Conseil séduction : le chloroforme. Radical mais efficace.
Avec cette sinistre histoire de pervers qui endort les femmes pour leur faire l'amour et les photographier, y avait fort à parier que Kôji Wakamatsu s'en donnerait à coeur joie ! Et, en effet, le film est très représentatif de son style.
Plutôt que de donner dans le thriller sexuel bon marché en filmant son sujet de l'extérieur, Wakamatsu adopte le point de vue de son personnage et épouse ainsi parfaitement son fétichisme. Le but n'est pas de taper dans le suspense, il s'agit au contraire de sublimer le prosaïsme, le salace et ça a toujours été la préoccupation numéro un de Kôji Wakamatsu, LE cinéaste nippon de la vulgarité poétisée.

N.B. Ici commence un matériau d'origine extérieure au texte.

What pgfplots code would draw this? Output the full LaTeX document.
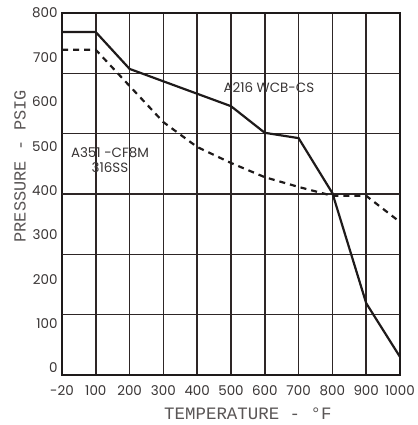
\documentclass[border=0pt]{standalone}
\usepackage{pgfplots}
\pgfplotsset{compat=1.18}
\usepackage{fontspec}
\setmainfont{Poppins}
\newfontfamily\mono{Liberation Mono}
\definecolor{ink}{HTML}{1E1A1A}
\definecolor{gridc}{HTML}{2E2626}
\definecolor{txt}{HTML}{383434}
\definecolor{lbl}{HTML}{5A5656}

\begin{document}
\begin{tikzpicture}
  \useasboundingbox (-62bp,-50bp) rectangle (356bp,375bp);
  \begin{axis}[
    at={(0,0)}, anchor=south west,
    scale only axis,
    width=338bp,
    height=362bp,
    xmin=0, xmax=10,
    ymin=-15.8, ymax=800,
    xtick={0,1,...,10},
    xticklabels={-20,100,200,300,400,500,600,700,800,900,1000},
    ytick={0,100,...,800},
    major tick length=0pt,
    xmajorgrids=true,
    extra y ticks={120.2,256.1,392.1,528.0,664.0},
    extra y tick labels={},
    extra y tick style={ymajorgrids=true, major tick length=0pt},
    major grid style={line width=1.5pt, draw=gridc},
    axis line style={line width=2.4pt, draw=ink},
    /pgf/number format/assume math mode=true,
    ticklabel style={font=\fontsize{13.5}{15}\selectfont, text=txt},
    xticklabel style={yshift=-7bp},
    yticklabel style={xshift=-1bp},
    xlabel={TEMPERATURE - °F},
    ylabel={PRESSURE - PSIG},
    xlabel style={font=\mono\fontsize{17.5}{19}\selectfont, text=lbl,
      at={(axis description cs:0.550,-0.108)}, anchor=center},
    ylabel style={font=\mono\fontsize{17}{19}\selectfont, text=lbl,
      at={(axis description cs:-0.124,0.577)}, anchor=center},
    clip=false,
  ]

  % A216 WCB-CS
  \addplot[ink, line width=2.2pt] coordinates {
    (0,757) (1,757) (2,674) (5,590) (6,530) (7,518) (8,394) (9,146) (10,25)
  };

  % A351 CF8M 316SS
  \addplot[ink, line width=2.2pt, dash pattern=on 6bp off 5bp] coordinates {
    (0,717) (1,717) (3,554) (4,498) (5,462) (6,430) (7,408) (8,388) (9,388) (10,329)
  };

  \node[font=\fontsize{13.5}{15}\selectfont, text=txt] at (axis cs:6.12,633) {A216 WCB-CS};
  \node[font=\fontsize{13.5}{14.5}\selectfont, text=txt, align=center] at (axis cs:1.42,469) {A351 -CF8M\\316SS};
  \end{axis}
\end{tikzpicture}
\end{document}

Dans le genre, y avait déjà Va, va vierge pour la deuxième fois qui commençait pourtant extrêmement brutalement : une jeune femme se fait gangbanger par cinq mecs sur le toit d'un immeuble. Mais justement, ce n'était jamais malsain, ce n'était jamais bêtement provoc, c'était juste beau. Parce que pour Wakamatsu, l'enfant terrible du cinéma japonais de l'époque, la beauté n'est jamais aussi puissante que quand elle passe par le prisme de la violence.

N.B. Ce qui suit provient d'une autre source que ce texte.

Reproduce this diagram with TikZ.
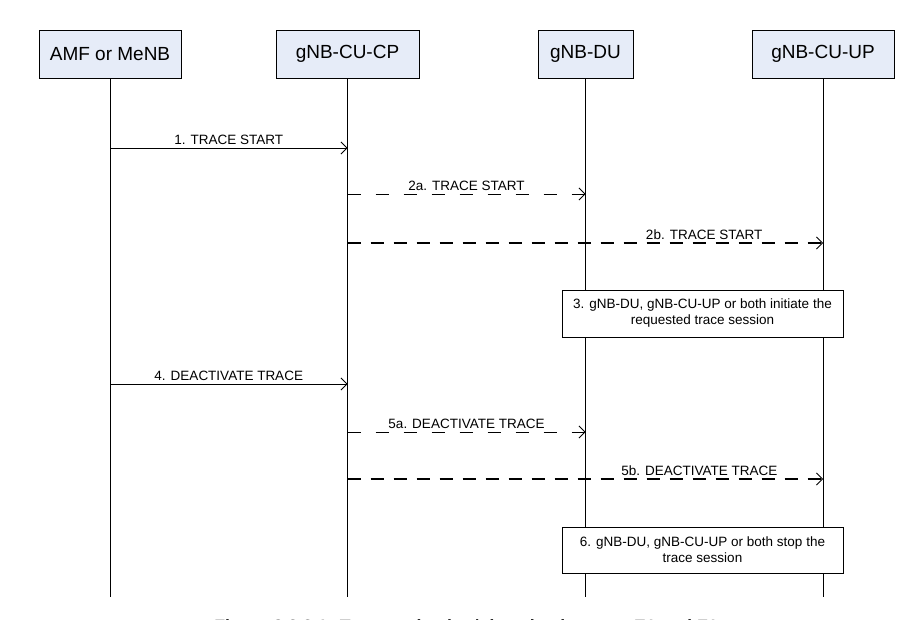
\documentclass[tikz,border=0pt]{standalone}
\usepackage{fontspec}
\setmainfont{Liberation Sans}
\usetikzlibrary{positioning,calc,arrows.meta}
\definecolor{boxblue}{RGB}{230,236,248}

\begin{document}
\begin{tikzpicture}[x=1pt, y=-1pt,
entity/.style={draw, fill=boxblue, minimum height=48pt, inner sep=0pt, font=\fontsize{19}{22}\selectfont},
note/.style={draw, fill=white, minimum width=281pt, minimum height=47pt, align=center, font=\fontsize{13.5}{16}\selectfont},
lbl/.style={above, inner sep=3pt, font=\fontsize{13.5}{16}\selectfont},
tip/.style={-{Straight Barb[length=6pt, width=12pt, line width=0.8pt]}},
msg/.style={tip, line width=0.8pt},
msga/.style={tip, line width=0.8pt, dash pattern=on 13pt off 15pt},
msgb/.style={tip, line width=1.6pt, dash pattern=on 13pt off 10pt}]

\useasboundingbox (0,0) rectangle (920,620);

% entities
\node[entity, minimum width=142pt] (amf)  at (110,54)   {AMF or MeNB};
\node[entity, minimum width=143pt] (cucp) at (347.5,54) {gNB-CU-CP};
\node[entity, minimum width=95pt]  (du)   at (585.5,54) {gNB-DU};
\node[entity, minimum width=142pt] (cuup) at (823,54)   {gNB-CU-UP};

% lifelines
\coordinate (bottom) at (0,597);
\draw[line width=0.8pt] (amf.south)  -- (amf |- bottom);
\draw[line width=1.8pt] (cucp.south) -- (cucp |- bottom);
\draw[line width=0.8pt] (du.south)   -- (du |- bottom);
\draw[line width=0.8pt] (cuup.south) -- (cuup |- bottom);

% message rows
\coordinate (t1)  at (0,148);
\coordinate (t2a) at (0,194);
\coordinate (t2b) at (0,243);
\coordinate (t4)  at (0,384);
\coordinate (t5a) at (0,432);
\coordinate (t5b) at (0,479);

\draw[msg]  (amf |- t1)   -- (cucp |- t1)  node[lbl, midway] {1. TRACE START};
\draw[msga] (cucp |- t2a) -- (du |- t2a)   node[lbl, midway] {2a. TRACE START};
\draw[msgb] (cucp |- t2b) -- (cuup |- t2b) node[lbl, pos=0.75] {2b. TRACE START};

\node[note] (init) at (702.5,313.5) {3. gNB-DU, gNB-CU-UP or both initiate the\\requested trace session};

\draw[msg]  (amf |- t4)   -- (cucp |- t4)  node[lbl, midway] {4. DEACTIVATE TRACE};
\draw[msga] (cucp |- t5a) -- (du |- t5a)   node[lbl, midway] {5a. DEACTIVATE TRACE};
\draw[msgb] (cucp |- t5b) -- (cuup |- t5b) node[lbl, pos=0.74] {5b. DEACTIVATE TRACE};

\node[note, minimum height=46pt] (stop) at (702.5,550) {6. gNB-DU, gNB-CU-UP or both stop the\\trace session};

% caption, cut by the page edge
\node[anchor=base, inner sep=0pt, font=\fontsize{17.7}{20}\selectfont\bfseries] (caption) at (466,632)
  {Figure 8.3.2.1: Trace activation/ deactivation over E1 and F1};

\end{tikzpicture}
\end{document}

C'est pour ça que les films de Wakamatsu sont aussi esthétiques. Il y a quelque chose de baudelairien chez lui, dans sa manière de capitaliser sur la poésie sourde et sensorielle de l'horreur et de l'abject. Wakamatsu, c'est pas de l'exploitation racoleuse où on cherche à appâter le chaland un poil déviant avec du viol. On est devant un cinéma très lyrique et très politique qui utilise la violence, non pas comme un prétexte (parce qu'elle est essentielle à la grammaire cinématographique du bonhomme), mais comme un support. Un support pour créer 1/ de la sensualité 2/ de la poésie 3/ entamer une réflexion sociétale avec le spectateur.

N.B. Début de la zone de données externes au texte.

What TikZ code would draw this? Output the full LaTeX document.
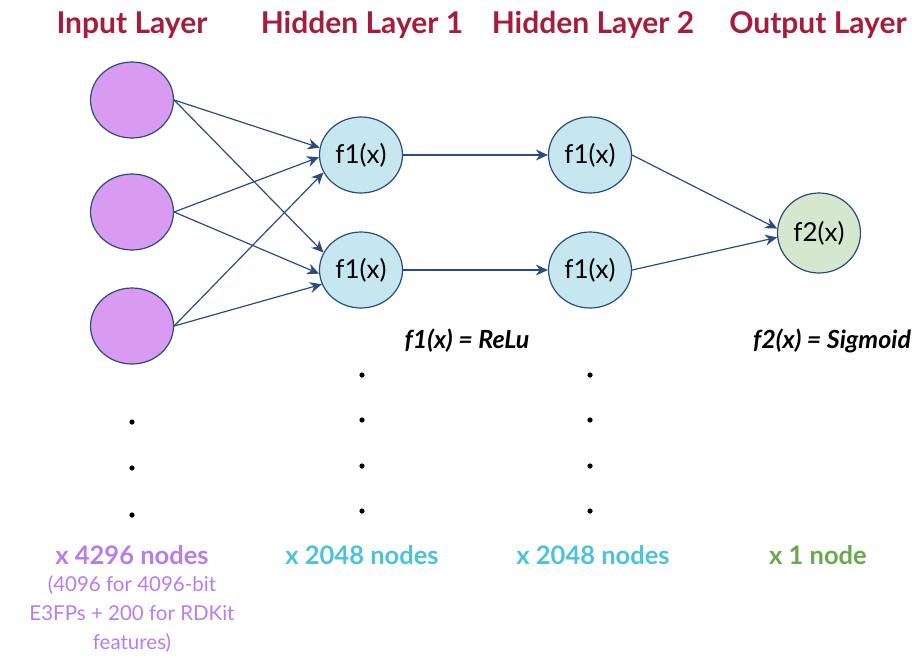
\documentclass[tikz,border=0pt]{standalone}
\usepackage{fontspec}
\setmainfont{Lato}
\usepackage{xcolor}
\usepackage{tikz}
\usetikzlibrary{positioning, arrows.meta, shapes.geometric}
\definecolor{net-line}{HTML}{2B4C7E}
\definecolor{net-purple}{HTML}{D99BF2}
\definecolor{net-blue}{HTML}{C6E7EF}
\definecolor{net-green}{HTML}{D6E7CF}
\definecolor{net-red}{HTML}{A61C3C}
\definecolor{net-lilac}{HTML}{B97CEB}
\definecolor{net-teal}{HTML}{4CC3D9}
\definecolor{net-leaf}{HTML}{6AA84F}

\tikzset{
    neuron/.style={ellipse, draw=net-line, line width=1.2pt, minimum width=83pt,
        minimum height=76pt, inner sep=0pt, font=\fontsize{26}{28}\selectfont},
    link/.style={net-line, line width=1.2pt, -{Stealth[length=12pt, width=11pt]}},
    layertitle/.style={font=\fontsize{30}{34}\selectfont\bfseries, text=net-red},
    countlabel/.style={font=\fontsize{25.5}{28}\selectfont\bfseries},
    fnlabel/.style={font=\fontsize{25}{28}\selectfont\bfseries\itshape}
}

\begin{document}
\begin{tikzpicture}[x=1pt, y=-1pt]
        \useasboundingbox (0,0) rectangle (912,657);
        \foreach \x/\t [count=\i] in {132/Input Layer, 362/Hidden Layer 1, 593/Hidden Layer 2, 818/Output Layer}
            \node[layertitle] (title\i) at (\x, 25) {\t};
        \foreach \y [count=\i] in {100, 212, 326}
            \node[neuron, fill=net-purple] (in\i) at (132, \y) {};
        \foreach \y/\r in {155/a, 270/b} {
            \node[neuron, fill=net-blue] (h1\r) at (361, \y) {f1(x)};
            \node[neuron, fill=net-blue] (h2\r) at (590, \y) {f1(x)};
            \draw[link] (h1\r.east) -- (h2\r.west);
        }
        \node[neuron, fill=net-green, minimum height=80pt] (out) at (819, 233) {f2(x)};
        \foreach \i/\a/\b in {1/170/155, 2/183/185, 3/205/200} {
            \draw[link] (in\i.east) -- (h1a.\a);
            \draw[link] (in\i.east) -- (h1b.\b);
        }
        \draw[link] (h2a.east) -- (out.174);
        \draw[link] (h2b.east) -- (out.186);
        \node[fnlabel] (relu) at (467, 341) {f1(x) = ReLu};
        \node[fnlabel] (sigmoid) at (832, 341) {f2(x) = Sigmoid};
        \foreach \y in {422, 468, 515}
            \fill (132, \y) circle (2.6pt);
        \foreach \x in {362, 590}
            \foreach \y in {375, 420, 466, 511}
                \fill (\x, \y) circle (2.6pt);
        \foreach \x/\c/\t [count=\i] in {132/net-lilac/x 4296 nodes, 362/net-teal/x 2048 nodes,
                593/net-teal/x 2048 nodes, 818/net-leaf/x 1 node}
            \node[countlabel, text=\c] (count\i) at (\x, 555) {\t};
        \node[font=\fontsize{20.5}{29}\selectfont, text=net-lilac, align=center]
            (innote) at (132, 614) {(4096 for 4096-bit\\E3FPs + 200 for RDKit\\features)};
    \end{tikzpicture}
\end{document}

Piscine sans eau est surtout l'occasion pour Wakamatsu d'aborder une fois de plus la question du fantasme et du fétichisme. Il l'avait déjà fait par le passé, notamment dans un Violence sans raison un peu limité, qui se contentait de rejeter la faute sur les structures sociales.
Ici, l'étude est plus subtile, parce que le cinéaste ausculte réellement son personnage, bien plus fascinant qu'à l'accoutumée.
C'est pour ça que le film est plus long que d'habitude (1h40 contre 1h10 pour la plupart des pinku eiga du bonhomme), parce que le cinéaste prend le temps de développer ses enjeux et le fantasme du personnage. L'exposition dure, les rituels pervers aussi.
Tout ceci contribue à faire du film une sorte de langoureuse et lente expérience esthétique, où la froideur et la distanciation paralysent quand même (faut le dire, je vais pas multiplier les éloges pendant trois plombes) la poésie potentielle qui pourrait se dégager.
C'est froid donc, peut-être trop. Et ça laisse l'impression que le film manque un peu de chair, de consistance. Mais esthétiquement, c'est très beau. Wakamatsu profite de la couleur pour jouer sur la lumière, et accoucher de plans délicieux à l'oeil.
Pour revenir sur la chose politique, consubstantielle au cinéma de Kôji Wakamatsu donc, la réponse est assez nuancée. Pourquoi la déviance sexuelle ? Parce que la société le favorise, parce que notre personnage est conditionné dans une dynamique d'aliénation que le film montre très bien : au travail notamment, il doit se faire chier notre ami à poinçonner des tickets de métro. Pourtant, il y a autre chose, le fétichisme ne se déduit pas seulement des structures. Il y a une part de libre-arbitre là-dedans, il y a une part de tension sexuelle qui va faire que.
Bref, Wakamatsu ne donne pas une réponse toute faite et traite son sujet de manière plutôt austère, mais pas moins pertinente.